Parole denied to arms dealer and traitor Manbar
The Israel Prisons Service parole board yesterday denied a request by former businessman and convicted traitor Nahum Manbar for his 16-year sentence to be reduced by a third.
Manbar was convicted of treason in 1998 for selling military equipment to Iran and found guilty of other security crimes, including helping the enemy in its war against Israel and passing information to the enemy with the intention of harming the state's security.
Approximately one month ago, prosecutors informed the parole board that the state is opposed to reducing Manbar's jail sentence for fear he will become a spy for Iran.
Israel's security and intelligence establishment, the Mossad and the Shin Bet, backed the state's opposition at the parole hearing. Manbar seriously and irreversibly damaged Israel's security, they said, noting he sold Iran equipment and information intended for use in building a mustard and nerve gas factory, probably for use against Israel.
The security agencies said they believed Iran significantly upgraded its non-conventional weapons capability with the aid given by Manbar.
"In light of Iranian intelligence's known methods, there is a serious concern it would take interest in Manbar were he released, to glean information and use him for Iran's objectives," a security source said.
The state prosecution argued that this fear and the impression that Manbar has no moral inhibitions to keep him from committing further offenses would make him an easy target for Iran to recruit as a spy.

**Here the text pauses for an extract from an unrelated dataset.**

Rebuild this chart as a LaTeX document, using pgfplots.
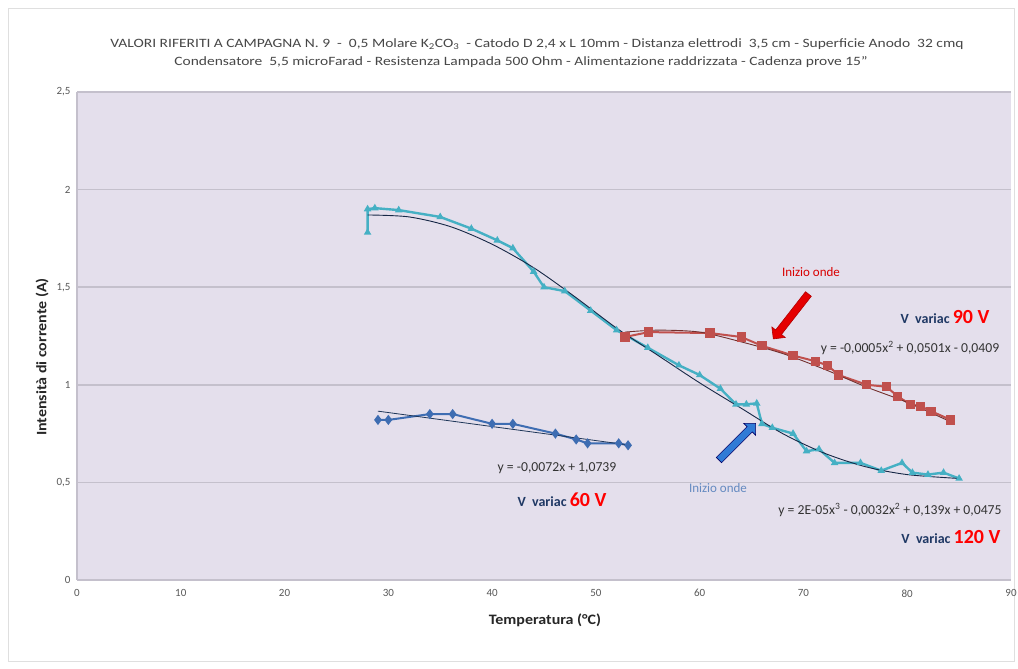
\documentclass[border=0pt]{standalone}
\usepackage{fontspec}
\setmainfont{Carlito}
\usepackage{pgfplots}
\pgfplotsset{compat=1.18}
\usetikzlibrary{shapes.arrows}
\definecolor{bgc}{HTML}{E4DFEC}
\definecolor{gridc}{HTML}{C4C0CC}
\definecolor{s60}{HTML}{3E6DB2}
\definecolor{s90}{HTML}{C0504D}
\definecolor{s120}{HTML}{45B0C4}
\definecolor{navy}{HTML}{1F3864}
\definecolor{tickc}{HTML}{595959}
\begin{document}
\begin{tikzpicture}[x=1pt,y=1pt]
\path[use as bounding box] (0,0) rectangle (1018,669);
\fill[white] (0,0) rectangle (1018,669);
\draw[gray!25, line width=0.8pt] (8,8) rectangle (1014,661);
\begin{axis}[
  at={(77pt,89pt)}, anchor=south west,
  scale only axis, width=934pt, height=488pt,
  xmin=0, xmax=90, ymin=0, ymax=2.5,
  xtick={0,10,...,90}, ytick={0,0.5,1,1.5,2,2.5},
  yticklabels={0,{0,5},1,{1,5},2,{2,5}},
  axis background/.style={fill=bgc},
  ymajorgrids, grid style={line width=1.6pt, color=gridc},
  axis lines*=left, axis line style={gridc, line width=1.2pt},
  major tick length=0pt,
  /pgf/number format/assume math mode=true,
  tick label style={font=\fontsize{11}{12}\selectfont, text=tickc},
  xticklabel style={yshift=-6pt},
  yticklabel style={xshift=-3pt},
  clip=false,
]
% 120 V
\addplot[s120, line width=2.4pt, mark=triangle*, mark size=2pt, mark options={fill=s120}] coordinates {
(28,1.78) (28,1.90) (28.7,1.905) (31,1.895) (35,1.86) (38,1.80) (40.5,1.74) (42,1.70)
(44,1.58) (45,1.50) (47,1.48) (49.5,1.38) (52,1.28) (55,1.19) (58,1.10) (60,1.05)
(62,0.98) (63.5,0.90) (64.5,0.90) (65.5,0.905) (66,0.80) (67,0.78) (69,0.75) (70.3,0.66)
(71.5,0.67) (73,0.60) (75.5,0.60) (77.5,0.56) (79.5,0.60) (80.5,0.55) (82,0.54) (83.5,0.55) (85,0.52)};
\addplot[navy!70!black, line width=0.9pt, smooth] coordinates {
(28,1.87) (32,1.86) (36,1.81) (40,1.72) (44,1.60) (48,1.45) (52,1.29) (56,1.15)
(60,1.01) (64,0.88) (68,0.75) (72,0.65) (76,0.58) (80,0.54) (85,0.52)};
% 90 V
\addplot[s90, line width=2pt, mark=square*, mark size=3.6pt, mark options={fill=s90}] coordinates {
(52.8,1.245) (55.1,1.27) (61,1.265) (64,1.245) (66,1.20) (69,1.15) (71.2,1.12) (72.3,1.10)
(73.4,1.05) (76.1,1.00) (78,0.99) (79.1,0.94) (80.3,0.90) (81.3,0.89) (82.3,0.865) (84.2,0.82)};
\addplot[s90!60!black, line width=0.9pt, smooth] coordinates {
(52.8,1.27) (56,1.28) (60,1.27) (64,1.22) (68,1.16) (72,1.08) (76,0.99) (80,0.91) (84.2,0.81)};
% 60 V
\addplot[s60, line width=2pt, mark=diamond*, mark size=3.5pt, mark options={fill=s60}] coordinates {
(29,0.82) (30,0.82) (34,0.85) (36.2,0.85) (40,0.80) (42,0.80) (46.1,0.75) (48.1,0.72)
(49.2,0.70) (52.2,0.70) (53.1,0.69)};
\addplot[s60!50!black, line width=0.8pt] coordinates {(29,0.865) (53.1,0.692)};
\end{axis}
% titles
\node[font=\fontsize{15.5}{17}\selectfont, text=black!72, yscale=0.82] at (537,625) {VALORI RIFERITI A CAMPAGNA N. 9 \ - \ 0,5 Molare K\textsubscript{2}CO\textsubscript{3} \ - Catodo D 2,4 x L 10mm - Distanza elettrodi \ 3,5 cm - Superficie Anodo \ 32 cmq};
\node[font=\fontsize{15.5}{17}\selectfont, text=black!72, yscale=0.82] at (521,607) {Condensatore \ 5,5 microFarad - Resistenza Lampada 500 Ohm - Alimentazione raddrizzata - Cadenza prove 15''};
% axis labels
\node[font=\bfseries\fontsize{16}{18}\selectfont, text=black!85, yscale=0.9] at (545,49) {Temperatura (°C)};
\node[font=\bfseries\fontsize{16}{18}\selectfont, text=black!85, rotate=90, yscale=0.9] at (42,312) {Intensità di corrente (A)};
% annotations
\node[font=\fontsize{13}{14}\selectfont, text=red!85!black] at (811,397) {Inizio onde};
\node[single arrow, draw=red!70!black, fill=red!90!black, line width=0.6pt, minimum height=57pt, minimum width=17pt, single arrow head extend=3pt, inner sep=2pt, rotate=232] at (792,354) {};
\node[anchor=east, font=\fontsize{14}{16}\selectfont] at (993,352) {\textbf{\textcolor{navy}{V \ variac}} \textcolor{red}{\bfseries\fontsize{20}{22}\selectfont 90 V}};
\node[font=\fontsize{13.7}{15}\selectfont, text=black!80] at (910,321) {y = -0,0005x\textsuperscript{2} + 0,0501x - 0,0409};
\node[font=\fontsize{13.7}{15}\selectfont, text=black!80] at (557,201) {y = -0,0072x + 1,0739};
\node[font=\fontsize{14}{16}\selectfont] at (562,169) {\textbf{\textcolor{navy}{V \ variac}} \textcolor{red}{\bfseries\fontsize{20}{22}\selectfont 60 V}};
\node[single arrow, draw=blue!40!black, fill=s120!70!blue, line width=0.6pt, minimum height=52pt, minimum width=17pt, single arrow head extend=3pt, inner sep=2pt, rotate=45] at (736,226) {};
\node[font=\fontsize{13}{14}\selectfont, text=s60!80!white] at (718,181) {Inizio onde};
\node[font=\fontsize{13.7}{15}\selectfont, text=black!80] at (890,159) {y = 2E-05x\textsuperscript{3} - 0,0032x\textsuperscript{2} + 0,139x + 0,0475};
\node[anchor=east, font=\fontsize{14}{16}\selectfont] at (1004,132) {\textbf{\textcolor{navy}{V \ variac}} \textcolor{red}{\bfseries\fontsize{20}{22}\selectfont 120 V}};
\end{tikzpicture}
\end{document}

Manbar, who was born on Kibbutz Givat Haim, near Hadera, fled Israel in the 1980s after being convicted of fraud. He closed several weapons deals with Iran while living in Poland and planned larger deals, like selling Soviet-made tanks to Iran, which never materialized.
The arms deals brought Manbar into contact with those responsible for Iran's missile and chemical weapons programs. After several meetings with them, primarily in Vienna, Manbar agreed to supply Iran with more than 120 tons of chemical material, which could be used to make chemical weapons. His deals with Iran are said to have made Manbar tens of millions of dollars.